Leave out the pictures and transcribe everything else exactly.
-- START OF Raw data --
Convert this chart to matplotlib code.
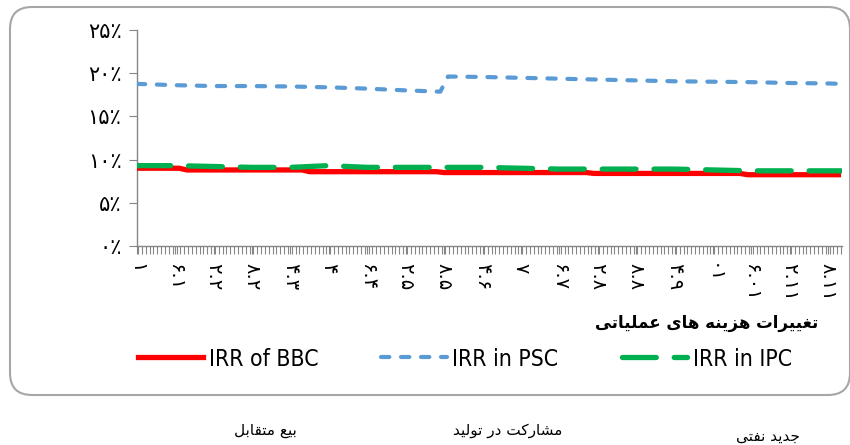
import matplotlib
matplotlib.use('Agg')
import matplotlib.pyplot as plt
from matplotlib.patches import FancyBboxPatch
from matplotlib.lines import Line2D
from matplotlib.ticker import MultipleLocator, FixedLocator

# Data (IRR in %, x = change in operating costs)
x_labels = [1, 1.6, 2.2, 2.8, 3.4, 4, 4.6, 5.2, 5.8, 6.4, 7, 7.6, 8.2, 8.8, 9.4, 10, 10.6, 11.2, 11.8]

x_bbc = [1, 1.66, 1.78, 3.58, 3.7, 5.68, 5.8, 8.02, 8.14, 10.42, 10.54, 12.0]
irr_bbc = [9.0, 9.0, 8.8, 8.8, 8.6, 8.6, 8.5, 8.5, 8.4, 8.4, 8.25, 8.25]

x_psc = [1, 1.6, 2.2, 2.8, 3.4, 4, 4.6, 5.2, 5.74, 5.86, 6.4, 7, 7.6, 8.2, 8.8, 9.4, 10, 10.6, 11.2, 11.8, 12.0]
irr_psc = [18.75, 18.6, 18.5, 18.5, 18.45, 18.35, 18.2, 18.0, 17.85, 19.6, 19.55, 19.45, 19.35,
           19.25, 19.15, 19.05, 19.0, 18.95, 18.85, 18.8, 18.75]

x_ipc = [1, 1.6, 2.2, 2.8, 3.4, 4, 4.6, 5.2, 5.8, 6.4, 7, 7.6, 8.2, 8.8, 9.4, 10, 10.6, 11.2, 11.8, 12.0]
irr_ipc = [9.3, 9.3, 9.2, 9.1, 9.1, 9.3, 9.1, 9.1, 9.1, 9.1, 9.0, 8.9, 8.9, 8.9, 8.9, 8.8, 8.7, 8.7, 8.7, 8.7]

y_ticks = [0, 5, 10, 15, 20, 25]
series_names = ['IRR of BBC', 'IRR in PSC', 'IRR in IPC']
x_title = 'تغییرات هزینه های عملیاتی'
contract_names = ['بیع متقابل', 'مشارکت در تولید', 'جدید نفتی']

# Minimal Persian shaping (matplotlib does no joining / RTL)
FORMS = {  # isolated, final, initial, medial
    'ا': ('\uFE8D', '\uFE8E', None, None),
    'ب': ('\uFE8F', '\uFE90', '\uFE91', '\uFE92'),
    'ت': ('\uFE95', '\uFE96', '\uFE97', '\uFE98'),
    'ج': ('\uFE9D', '\uFE9E', '\uFE9F', '\uFEA0'),
    'د': ('\uFEA9', '\uFEAA', None, None),
    'ر': ('\uFEAD', '\uFEAE', None, None),
    'ز': ('\uFEAF', '\uFEB0', None, None),
    'ش': ('\uFEB5', '\uFEB6', '\uFEB7', '\uFEB8'),
    'ع': ('\uFEC9', '\uFECA', '\uFECB', '\uFECC'),
    'غ': ('\uFECD', '\uFECE', '\uFECF', '\uFED0'),
    'ف': ('\uFED1', '\uFED2', '\uFED3', '\uFED4'),
    'ق': ('\uFED5', '\uFED6', '\uFED7', '\uFED8'),
    'ک': ('\uFB8E', '\uFB8F', '\uFB90', '\uFB91'),
    'ل': ('\uFEDD', '\uFEDE', '\uFEDF', '\uFEE0'),
    'م': ('\uFEE1', '\uFEE2', '\uFEE3', '\uFEE4'),
    'ن': ('\uFEE5', '\uFEE6', '\uFEE7', '\uFEE8'),
    'ه': ('\uFEE9', '\uFEEA', '\uFEEB', '\uFEEC'),
    'و': ('\uFEED', '\uFEEE', None, None),
    'ی': ('\uFBFC', '\uFBFD', '\uFBFE', '\uFBFF'),
}


def fa(text):
    out = []
    for i, ch in enumerate(text):
        if ch not in FORMS:
            out.append(ch)
            continue
        prev = text[i - 1] if i > 0 else ''
        nxt = text[i + 1] if i + 1 < len(text) else ''
        join_prev = prev in FORMS and FORMS[prev][2] is not None
        join_next = nxt in FORMS and FORMS[ch][2] is not None
        iso, fin, ini, med = FORMS[ch]
        if join_prev and join_next:
            out.append(med)
        elif join_prev:
            out.append(fin)
        elif join_next:
            out.append(ini)
        else:
            out.append(iso)
    return ''.join(reversed(out))


def fa_digits(s):
    return s.translate(str.maketrans('0123456789', '۰۱۲۳۴۵۶۷۸۹'))


def x_label_text(v):
    s = ('%g' % v)
    return fa_digits(s)[::-1]  # shown reversed in the original


red = '#FF0000'
blue = '#5B9BD5'
green = '#00B050'
grey = '#868686'

fig = plt.figure(figsize=(8.5, 4.45), dpi=100)

# rounded chart frame
frame = FancyBboxPatch((0.10, 0.50), 8.40, 3.88, boxstyle='round,pad=0,rounding_size=0.22',
                       transform=fig.dpi_scale_trans, facecolor='white',
                       edgecolor='#A6A6A6', linewidth=1.5, zorder=-5)
fig.patches.append(frame)

ax = fig.add_axes([0.161, 0.447, 0.830, 0.486])
ax.set_facecolor('none')
ax.set_zorder(2)

ax.plot(x_bbc, irr_bbc, color=red, lw=3.8, solid_capstyle='butt', zorder=3)
ax.plot(x_psc, irr_psc, color=blue, lw=3.0, dashes=(2.0, 2.8), dash_capstyle='round', zorder=3)
ax.plot(x_ipc, irr_ipc, color=green, lw=3.8, dashes=(6.4, 3.4), dash_capstyle='round', zorder=4)

ax.set_xlim(1, 12.02)
ax.set_ylim(0, 25)

ax.yaxis.set_major_locator(FixedLocator(y_ticks))
ax.set_yticklabels([fa_digits(str(t)) + '٪' for t in y_ticks], fontsize=15, family='DejaVu Sans')
ax.xaxis.set_major_locator(FixedLocator(x_labels))
ax.set_xticklabels([x_label_text(v) for v in x_labels], rotation=-90, fontsize=14,
                   family='DejaVu Sans', va='top', ha='center')
ax.xaxis.set_minor_locator(MultipleLocator(0.06))

for s in ['top', 'right']:
    ax.spines[s].set_visible(False)
for s in ['left', 'bottom']:
    ax.spines[s].set_color(grey)
    ax.spines[s].set_linewidth(1.0)
ax.tick_params(axis='y', direction='out', length=6, color=grey, pad=5)
ax.tick_params(axis='x', which='both', direction='out', length=6, width=0.8, color=grey, pad=6)

fig.text(707 / 850, 1 - 323 / 445, fa(x_title), ha='center', va='center', fontsize=12,
         fontweight='bold', family='DejaVu Sans')

handles = [
    Line2D([], [], color=red, lw=3.8),
    Line2D([], [], color=blue, lw=3.0, dashes=(2.0, 2.8), dash_capstyle='round'),
    Line2D([], [], color=green, lw=3.8, dashes=(6.4, 3.4), dash_capstyle='round'),
]
fig.legend(handles, series_names, loc='center left', bbox_to_anchor=(117 / 850, 1 - 359 / 445),
           ncol=3, frameon=False, handlelength=2.85, handletextpad=0.25, columnspacing=2.75,
           prop={'family': 'DejaVu Sans', 'stretch': 'condensed', 'size': 16.5})

for name, xp, yp in zip(contract_names, [265, 508, 768], [431, 430, 436]):
    fig.text(xp / 850, 1 - yp / 445, fa(name), ha='center', va='center', fontsize=11,
             family='DejaVu Sans')

fig.savefig('out.png', dpi=100)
-- END OF Raw data --
Task solution:
Convert this chart to matplotlib code.
import matplotlib
matplotlib.use('Agg')
import matplotlib.pyplot as plt
from matplotlib.patches import FancyBboxPatch
from matplotlib.lines import Line2D
from matplotlib.ticker import MultipleLocator, FixedLocator

# Data (IRR in %, x = change in operating costs)
x_labels = [1, 1.6, 2.2, 2.8, 3.4, 4, 4.6, 5.2, 5.8, 6.4, 7, 7.6, 8.2, 8.8, 9.4, 10, 10.6, 11.2, 11.8]

x_bbc = [1, 1.66, 1.78, 3.58, 3.7, 5.68, 5.8, 8.02, 8.14, 10.42, 10.54, 12.0]
irr_bbc = [9.0, 9.0, 8.8, 8.8, 8.6, 8.6, 8.5, 8.5, 8.4, 8.4, 8.25, 8.25]

x_psc = [1, 1.6, 2.2, 2.8, 3.4, 4, 4.6, 5.2, 5.74, 5.86, 6.4, 7, 7.6, 8.2, 8.8, 9.4, 10, 10.6, 11.2, 11.8, 12.0]
irr_psc = [18.75, 18.6, 18.5, 18.5, 18.45, 18.35, 18.2, 18.0, 17.85, 19.6, 19.55, 19.45, 19.35,
           19.25, 19.15, 19.05, 19.0, 18.95, 18.85, 18.8, 18.75]

x_ipc = [1, 1.6, 2.2, 2.8, 3.4, 4, 4.6, 5.2, 5.8, 6.4, 7, 7.6, 8.2, 8.8, 9.4, 10, 10.6, 11.2, 11.8, 12.0]
irr_ipc = [9.3, 9.3, 9.2, 9.1, 9.1, 9.3, 9.1, 9.1, 9.1, 9.1, 9.0, 8.9, 8.9, 8.9, 8.9, 8.8, 8.7, 8.7, 8.7, 8.7]

y_ticks = [0, 5, 10, 15, 20, 25]
series_names = ['IRR of BBC', 'IRR in PSC', 'IRR in IPC']
x_title = 'تغییرات هزینه های عملیاتی'
contract_names = ['بیع متقابل', 'مشارکت در تولید', 'جدید نفتی']

# Minimal Persian shaping (matplotlib does no joining / RTL)
FORMS = {  # isolated, final, initial, medial
    'ا': ('\uFE8D', '\uFE8E', None, None),
    'ب': ('\uFE8F', '\uFE90', '\uFE91', '\uFE92'),
    'ت': ('\uFE95', '\uFE96', '\uFE97', '\uFE98'),
    'ج': ('\uFE9D', '\uFE9E', '\uFE9F', '\uFEA0'),
    'د': ('\uFEA9', '\uFEAA', None, None),
    'ر': ('\uFEAD', '\uFEAE', None, None),
    'ز': ('\uFEAF', '\uFEB0', None, None),
    'ش': ('\uFEB5', '\uFEB6', '\uFEB7', '\uFEB8'),
    'ع': ('\uFEC9', '\uFECA', '\uFECB', '\uFECC'),
    'غ': ('\uFECD', '\uFECE', '\uFECF', '\uFED0'),
    'ف': ('\uFED1', '\uFED2', '\uFED3', '\uFED4'),
    'ق': ('\uFED5', '\uFED6', '\uFED7', '\uFED8'),
    'ک': ('\uFB8E', '\uFB8F', '\uFB90', '\uFB91'),
    'ل': ('\uFEDD', '\uFEDE', '\uFEDF', '\uFEE0'),
    'م': ('\uFEE1', '\uFEE2', '\uFEE3', '\uFEE4'),
    'ن': ('\uFEE5', '\uFEE6', '\uFEE7', '\uFEE8'),
    'ه': ('\uFEE9', '\uFEEA', '\uFEEB', '\uFEEC'),
    'و': ('\uFEED', '\uFEEE', None, None),
    'ی': ('\uFBFC', '\uFBFD', '\uFBFE', '\uFBFF'),
}


def fa(text):
    out = []
    for i, ch in enumerate(text):
        if ch not in FORMS:
            out.append(ch)
            continue
        prev = text[i - 1] if i > 0 else ''
        nxt = text[i + 1] if i + 1 < len(text) else ''
        join_prev = prev in FORMS and FORMS[prev][2] is not None
        join_next = nxt in FORMS and FORMS[ch][2] is not None
        iso, fin, ini, med = FORMS[ch]
        if join_prev and join_next:
            out.append(med)
        elif join_prev:
            out.append(fin)
        elif join_next:
            out.append(ini)
        else:
            out.append(iso)
    return ''.join(reversed(out))


def fa_digits(s):
    return s.translate(str.maketrans('0123456789', '۰۱۲۳۴۵۶۷۸۹'))


def x_label_text(v):
    s = ('%g' % v)
    return fa_digits(s)[::-1]  # shown reversed in the original


red = '#FF0000'
blue = '#5B9BD5'
green = '#00B050'
grey = '#868686'

fig = plt.figure(figsize=(8.5, 4.45), dpi=100)

# rounded chart frame
frame = FancyBboxPatch((0.10, 0.50), 8.40, 3.88, boxstyle='round,pad=0,rounding_size=0.22',
                       transform=fig.dpi_scale_trans, facecolor='white',
                       edgecolor='#A6A6A6', linewidth=1.5, zorder=-5)
fig.patches.append(frame)

ax = fig.add_axes([0.161, 0.447, 0.830, 0.486])
ax.set_facecolor('none')
ax.set_zorder(2)

ax.plot(x_bbc, irr_bbc, color=red, lw=3.8, solid_capstyle='butt', zorder=3)
ax.plot(x_psc, irr_psc, color=blue, lw=3.0, dashes=(2.0, 2.8), dash_capstyle='round', zorder=3)
ax.plot(x_ipc, irr_ipc, color=green, lw=3.8, dashes=(6.4, 3.4), dash_capstyle='round', zorder=4)

ax.set_xlim(1, 12.02)
ax.set_ylim(0, 25)

ax.yaxis.set_major_locator(FixedLocator(y_ticks))
ax.set_yticklabels([fa_digits(str(t)) + '٪' for t in y_ticks], fontsize=15, family='DejaVu Sans')
ax.xaxis.set_major_locator(FixedLocator(x_labels))
ax.set_xticklabels([x_label_text(v) for v in x_labels], rotation=-90, fontsize=14,
                   family='DejaVu Sans', va='top', ha='center')
ax.xaxis.set_minor_locator(MultipleLocator(0.06))

for s in ['top', 'right']:
    ax.spines[s].set_visible(False)
for s in ['left', 'bottom']:
    ax.spines[s].set_color(grey)
    ax.spines[s].set_linewidth(1.0)
ax.tick_params(axis='y', direction='out', length=6, color=grey, pad=5)
ax.tick_params(axis='x', which='both', direction='out', length=6, width=0.8, color=grey, pad=6)

fig.text(707 / 850, 1 - 323 / 445, fa(x_title), ha='center', va='center', fontsize=12,
         fontweight='bold', family='DejaVu Sans')

handles = [
    Line2D([], [], color=red, lw=3.8),
    Line2D([], [], color=blue, lw=3.0, dashes=(2.0, 2.8), dash_capstyle='round'),
    Line2D([], [], color=green, lw=3.8, dashes=(6.4, 3.4), dash_capstyle='round'),
]
fig.legend(handles, series_names, loc='center left', bbox_to_anchor=(117 / 850, 1 - 359 / 445),
           ncol=3, frameon=False, handlelength=2.85, handletextpad=0.25, columnspacing=2.75,
           prop={'family': 'DejaVu Sans', 'stretch': 'condensed', 'size': 16.5})

for name, xp, yp in zip(contract_names, [265, 508, 768], [431, 430, 436]):
    fig.text(xp / 850, 1 - yp / 445, fa(name), ha='center', va='center', fontsize=11,
             family='DejaVu Sans')

fig.savefig('out.png', dpi=100)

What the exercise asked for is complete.